Ilustrasi. Foto: Technoserve.
Ilustrasi. Foto: Technoserve.

Jakarta, MNEWS.co.id — Usaha kakao di Indonesia masih perlu berbagai peningkatan, salah satunya perlussan akses pasar.

Selama ini, produksi kakao Indonesia yang terbilang stagnan perlu mendapatkan perhatian. Petani lokal membutuhkan beberapa hal, dua di antaranya adalah melakukan proses fermentasi biji kakao dan juga jalan untuk mendapatkan jaminan atas akses pasar.

Fermentasi biji kakao masih jarang dilakukan oleh petani lokal. Padahal proses ini sangat penting untuk mendapatkan produk turunan biji kakao yaitu bubuk kakao. Dengan demikian, proses ini juga memperluas pangsa pasar kakao Indonesia.

Peneliti Center for Indonesian Policy Studies (CIPS) Mercyta Jorsvinna Glorya mengatakan, petani lokal membutuhkan pendampingan lapangan dan informasi berdasarkan riset mengenai benih apa yang bagus untuk ditanam.

Hal ini dilakukan agar petani-petani tersebut boleh mendapatkan sertifikasi internasional (UTZ & USDA Organic), dimana sertifikasi inilah yang akan menjamin bahwa produk petani-petani kakao memiliki kualitas yang tinggi dan bisa dilirik pembeli besar skala internasional.

Sementara itu, selain memastikan kualitas produk kakao petani sudah memenuhi standar internasional, mereka juga membutuhkan jaminan akan adanya akses pasar.
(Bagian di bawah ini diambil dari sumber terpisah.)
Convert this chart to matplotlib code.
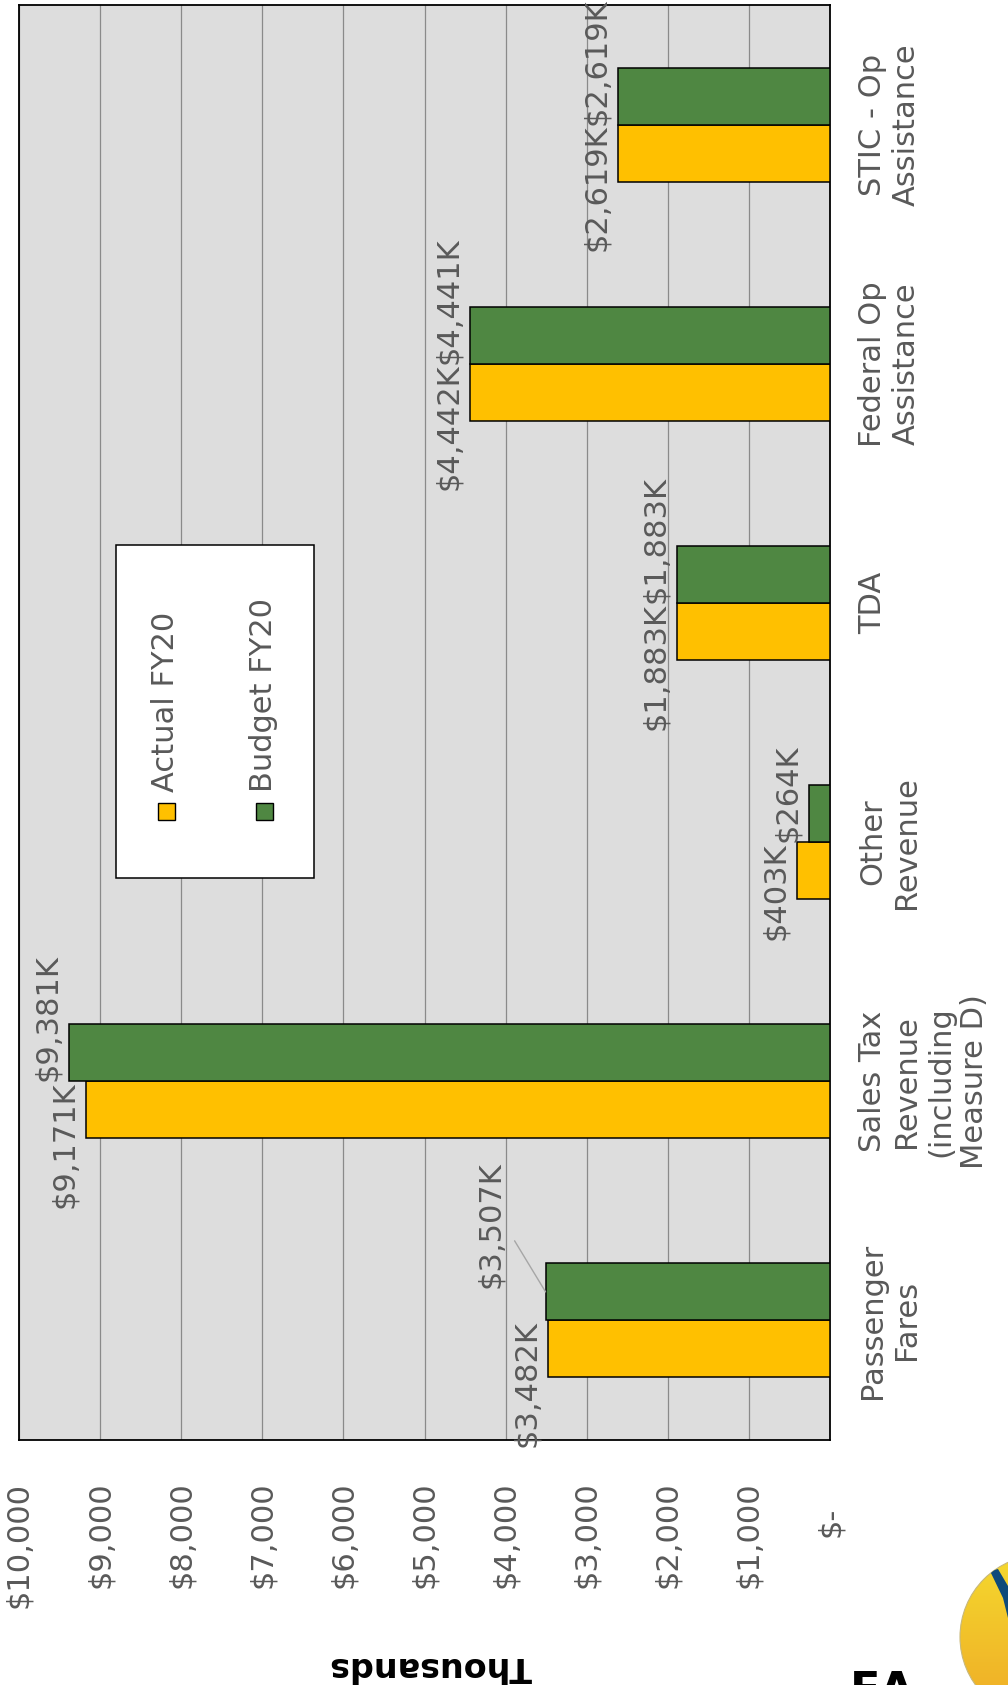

Praktek yang dilakukan beberapa lembaga non pemerintah terhadap petani kakao dapat dijadikan evaluasi, seperti turun langsung untuk mencarikan pembeli bagi para petani.

“Program kerja sama dengan lembaga-lembaga perbankan yang bersedia memberikan pinjaman kepada petani-petani kakao untuk membeli kebutuhan-kebutuhan bertani seperti pupuk, pestisida dan masih banyak lagi juga sangat dibutuhkan,” tambah Mercyta dalam keterangan tertulisnya di Jakarta, Jumat (14/6/2019).

Tanaman kakao adalah tanaman yang memiliki biaya produksi tinggi. Untuk menanam kakao pada satu hektar luas lahan, dibutuhkan 500kg pupuk dengan harga sekitar Rp 5.600.000, 5 liter pestisida yang harganya mencapai Rp 1.400.000 dan biaya-biaya tambahan lainnya seperti bantuan buruh tani, alat-alat menggunting dan menanam, yang kira-kira membutuhkan dana sebesar Rp. 1.960.000.

Selain itu, kebanyakan yang selama ini terjadi adalah petani kakao Indonesia kerap menjual hasil produksi mereka secara “asalan”, mengingat mereka tahu persis kualitas dari biji kakao olahannya sangat rendah, diakibatkan kurangnya pemeliharan tanaman yang mereka lakukan.

Data dari Food and Agriculture Association (FAO) menunjukan bahwa pada tahun 2013, Indonesia memproduksi, secara kesuluruhan 729.000 ton/tahun, dimana kala itu, Pantai Gading sebagai produsen terbesar kakao dunia mencapai angka produksi sebesar 1.448.992 ton/tahun dan diikuti oleh Ghana dengan angka produksi 835.466 ton/tahun. Dibandingkan dengan Pantai Gading, Indonesia hanya mampu memproduksi setengah dari total produksi Negara penghasil kakao terbesar dunia tersebut.

Setelah empat tahun berlalu, produksi kakao yang diharapkan meningkat justru menunjukan fakta sebaliknya. Data terakhir dari FAO menunjukan bahwa pada tahun 2017, Pantai Gading mencapai total produksi sebesar 2.034.000 ton/tahun, disusul dengan Ghana di angka 883.652 ton/tahun, dan Indonesia di angka produksi 659.776 ton/tahun. Data dari FAO ini-pun masih ditentang keabsahannya, karena menurut data Asosiasi Kakao Indonesia (ASKINDO), di tahun 2017 total produksi kakao Indonesia hanya mencapai 315.000 ton/tahun. Jumlah ini menurun dari total produksi 2013, yang dilansir ASKINDO hanya mencapai angka 450.000 ton/tahun.